O colonialismo e o neocolonialismo(imperialismo) fomentaram em países hodiernamente considerados subdesenvolvidos, uma linha abissal que transforma o modo como esse países e seus cidadãos são vistos e incluídos em relações internas e externas. Essa linha abissal, segundo Sara Araújo, propõe a divisão, utilizando critérios hegemônicos e eurocêntricos, entre aqueles que são considerados dignos, desenvolvidos, cultos, produtores de riqueza e ciência e aqueles que não são. Deste modo, todos que não se enquadram em um cânone hegemônico, são marginalizados e considerados invisíveis quanto as suas formas de saber, cultura e raça. Além disso, torna-se importante notar, partindo dos conceitos de Pierre Bourdieu, que essa hierarquização histórica proposta, tem como uma de suas principais bases, a utilização de um capital simbólico, dado que os processos colonizadores se engendraram em uma dominância cultural que reconhecia o conhecimento e a expertise(capital cultural) como fatores qualificadores e permissivos para exercer o poder e a violência. A força militar e econômica não foi e não é o único modo de contribuir com desigualdades e formação de seres invisíveis. Com isto, como é possível permitir a maior participação de atores excluídos e suas respectivas culturas e formas de saber, no cenário nacional e internacional?

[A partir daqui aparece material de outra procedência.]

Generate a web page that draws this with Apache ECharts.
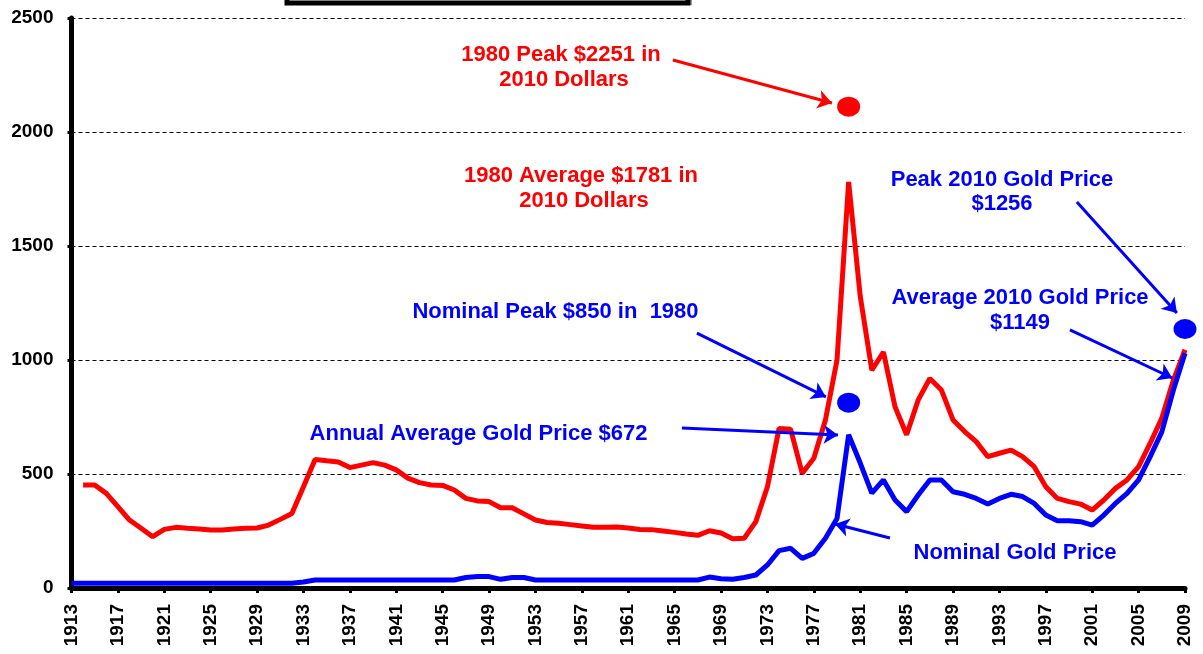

O direito, mesmo sendo criado
com característica abstrata e de razão metonímica, que reflete o pensamento
hegemônico,eurocêntrico, masculino, branco e heterossexual, pode incluir atores
minoritários através de uma leitura crítica que considere a realidade fática material
e a possibilidade de garantir direitos. Trata-se da incorporação da
magistratura de sujeitos e mobilização do direito para enfrentar a marginalização.
Em primeiro plano, as
democracias contemporâneas, segundo Antonie Garapon, amplificam a necessidade de
atuação da justiça. Esta acaba tendo função de apaziguar o molestar do indivíduo
sofredor moderno, incorporando o que é chamado de “magistratura do sujeito”,
uma capacidade de amparar o sujeito em busca de prerrogativas e devolver a este
toda a dignidade e capacidade democrática que lhe é aferida formalmente. Deste
modo, nota-se que tal forma de ver o direito é plenamente capaz de interpretar a Constituição e legislações ordinárias
a partir do desenvolvimento da situação fática, levando o entendimento da
necessidade de decisões que desconstruam o direito e a ciência hegemônica e
busquem a efetividade de garantias normativas àqueles que desde a colonização
estão marginalizados do corpo social, econômico e político. Além disso, também
é necessário, segundo o ministro do STF Luís Roberto Barroso, uma dose de
ousadia e de análise do sentido social e histórico na interpretação normativa,
fazendo com que o juiz “empurre” a história quando ela emperra. Tal ousadia e
fundamentos interpretativos são importantes para enfrentar relações de poder criadoras
da linha abissal.
Em segundo plano, como
dito já em texto anterior, a garantia de direitos, geralmente, não está restrita
somente à ação do judiciário, dado que há uma participação dos mais diversos
atores sociais. Tal participação é estuda por Michael McCann como uma
mobilização do direito, ações de indivíduos,
grupos ou organizações em busca da realização de seus interesses e valores. A
mobilização aparece como mecanismo essencial para pressionar os poderes
políticos quando estes, em especial, o judiciário, não ultrapassam as relações
de poder. Ademais, parte de um movimento do povo para garantir prerrogativas
para o povo, uma vez que é representado ,em sua maioria das vezes, por
movimentos sociais engendrados de consciência de classe e senso histórico.
Deste modo, consolidam-se como a primeira trincheira de mobilização para fomentar
amparo jurídico e desconstruir a linha abissal. Nota-se a importância dessa
mobilização em momentos de tentativa de retrocesso de direitos, como a ADPF 186
,ajuizada pelo DEM, com o intuito de conseguir a inconstitucionalidade das
cotas raciais. O partido referido, como claro representante de classes dominantes,
tentou impedir o cumprimento de uma
dívida histórica que o Brasil tem com a população negra. O STF julgou
totalmente improcedente a arguição, influenciados claramente por uma
magistratura do sujeito e também por uma capacidade de mobilização. Por fim, a
mobilização no direito internacional também é fundamental para alterar o
panorama de países subdesenvolvidos e o imperialismo contemporâneo. Muitas
vezes ONGs internacionais criam suas estratégias de ação por meio da junção de
diferentes atores sociais no mundo todo, com mobilização tanto física quanto
digital, visando o a implantação de acordos e tratados internacionais e a materialização destes.